# Task objective:
Quote each line of the material verbatim, without the pictures.

# Data provided:
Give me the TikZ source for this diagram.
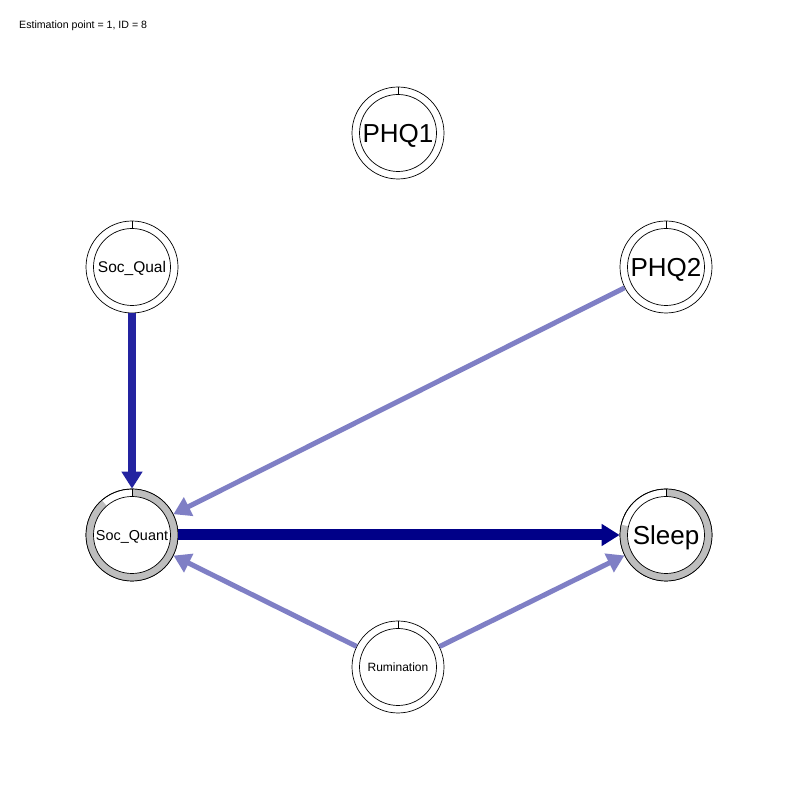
\documentclass[tikz,border=0pt]{standalone}
\usepackage{fontspec}
\setmainfont{Liberation Sans}
\usetikzlibrary{arrows.meta}

\definecolor{edgedark}{RGB}{35,35,160}
\definecolor{edgenavy}{RGB}{0,0,136}
\definecolor{edgelight}{RGB}{127,127,197}
\definecolor{piegray}{RGB}{190,190,190}

% inner circle and top tick of an empty pie ring
\newcommand\plainring[1]{%
  \begin{scope}[shift={(#1.center)}]
    \draw[ringline] (0,0) circle[radius=38.5];
    \draw[ringline] (90:38.5) -- (90:46);
  \end{scope}}
% pie ring filled clockwise from the top, ending at angle #2
\newcommand\fillring[2]{%
  \begin{scope}[shift={(#1.center)}]
    \fill[piegray] (#2:46) arc[start angle=#2, end angle=450, radius=46]
      -- (90:38.5) arc[start angle=450, end angle=#2, radius=38.5] -- cycle;
    \draw[ringline] (0,0) circle[radius=46];
    \draw[ringline] (0,0) circle[radius=38.5];
    \draw[ringline] (90:38.5) -- (90:46);
  \end{scope}}

\begin{document}
\begin{tikzpicture}[x=1pt,y=1pt,
  ringline/.style={draw=black, line width=0.7pt},
  var/.style 2 args={circle, draw=black, line width=0.7pt, minimum size=92pt,
    inner sep=0pt, font=\fontsize{#1}{#1}\selectfont, text height=#2, text depth=0pt},
  edge/.style={line cap=butt, -{Triangle[length=17pt,width=20pt]}},
]
\path[use as bounding box, fill=white] (0,0) rectangle (800,800);

\node[anchor=base west, inner sep=0pt, font=\fontsize{10.6}{12}\selectfont] (title)
  at (19,771) {Estimation point = 1, ID = 8};

\node[var={26}{18.6pt}] (phq1)  at (398,667) {PHQ1};
\node[var={15.5}{11.1pt}] (squal) at (132,533) {Soc\_Qual};
\node[var={26}{18.6pt}] (phq2)  at (666,533) {PHQ2};
\node[var={14.4}{10.3pt}] (squant) at (132,265) {Soc\_Quant};
\node[var={26}{18.6pt}] (sleep) at (666,265) {Sleep};
\node[var={12}{8.6pt}] (rum)   at (398,133) {Rumination};

\plainring{phq1}
\plainring{squal}
\plainring{phq2}
\plainring{rum}
\fillring{squant}{131}
\fillring{sleep}{167}

\draw[edge, line width=8pt, edgedark] (squal) -- (squant);
\draw[edge, line width=11pt, edgenavy, -{Triangle[length=18pt,width=21pt]}] (squant) -- (sleep);
\draw[edge, line width=5pt, edgelight] (phq2) -- (squant);
\draw[edge, line width=5pt, edgelight] (rum) -- (squant);
\draw[edge, line width=5pt, edgelight] (rum) -- (sleep);
\end{tikzpicture}
\end{document}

# Written solution:
Give me the TikZ source for this diagram.
\documentclass[tikz,border=0pt]{standalone}
\usepackage{fontspec}
\setmainfont{Liberation Sans}
\usetikzlibrary{arrows.meta}

\definecolor{edgedark}{RGB}{35,35,160}
\definecolor{edgenavy}{RGB}{0,0,136}
\definecolor{edgelight}{RGB}{127,127,197}
\definecolor{piegray}{RGB}{190,190,190}

% inner circle and top tick of an empty pie ring
\newcommand\plainring[1]{%
  \begin{scope}[shift={(#1.center)}]
    \draw[ringline] (0,0) circle[radius=38.5];
    \draw[ringline] (90:38.5) -- (90:46);
  \end{scope}}
% pie ring filled clockwise from the top, ending at angle #2
\newcommand\fillring[2]{%
  \begin{scope}[shift={(#1.center)}]
    \fill[piegray] (#2:46) arc[start angle=#2, end angle=450, radius=46]
      -- (90:38.5) arc[start angle=450, end angle=#2, radius=38.5] -- cycle;
    \draw[ringline] (0,0) circle[radius=46];
    \draw[ringline] (0,0) circle[radius=38.5];
    \draw[ringline] (90:38.5) -- (90:46);
  \end{scope}}

\begin{document}
\begin{tikzpicture}[x=1pt,y=1pt,
  ringline/.style={draw=black, line width=0.7pt},
  var/.style 2 args={circle, draw=black, line width=0.7pt, minimum size=92pt,
    inner sep=0pt, font=\fontsize{#1}{#1}\selectfont, text height=#2, text depth=0pt},
  edge/.style={line cap=butt, -{Triangle[length=17pt,width=20pt]}},
]
\path[use as bounding box, fill=white] (0,0) rectangle (800,800);

\node[anchor=base west, inner sep=0pt, font=\fontsize{10.6}{12}\selectfont] (title)
  at (19,771) {Estimation point = 1, ID = 8};

\node[var={26}{18.6pt}] (phq1)  at (398,667) {PHQ1};
\node[var={15.5}{11.1pt}] (squal) at (132,533) {Soc\_Qual};
\node[var={26}{18.6pt}] (phq2)  at (666,533) {PHQ2};
\node[var={14.4}{10.3pt}] (squant) at (132,265) {Soc\_Quant};
\node[var={26}{18.6pt}] (sleep) at (666,265) {Sleep};
\node[var={12}{8.6pt}] (rum)   at (398,133) {Rumination};

\plainring{phq1}
\plainring{squal}
\plainring{phq2}
\plainring{rum}
\fillring{squant}{131}
\fillring{sleep}{167}

\draw[edge, line width=8pt, edgedark] (squal) -- (squant);
\draw[edge, line width=11pt, edgenavy, -{Triangle[length=18pt,width=21pt]}] (squant) -- (sleep);
\draw[edge, line width=5pt, edgelight] (phq2) -- (squant);
\draw[edge, line width=5pt, edgelight] (rum) -- (squant);
\draw[edge, line width=5pt, edgelight] (rum) -- (sleep);
\end{tikzpicture}
\end{document}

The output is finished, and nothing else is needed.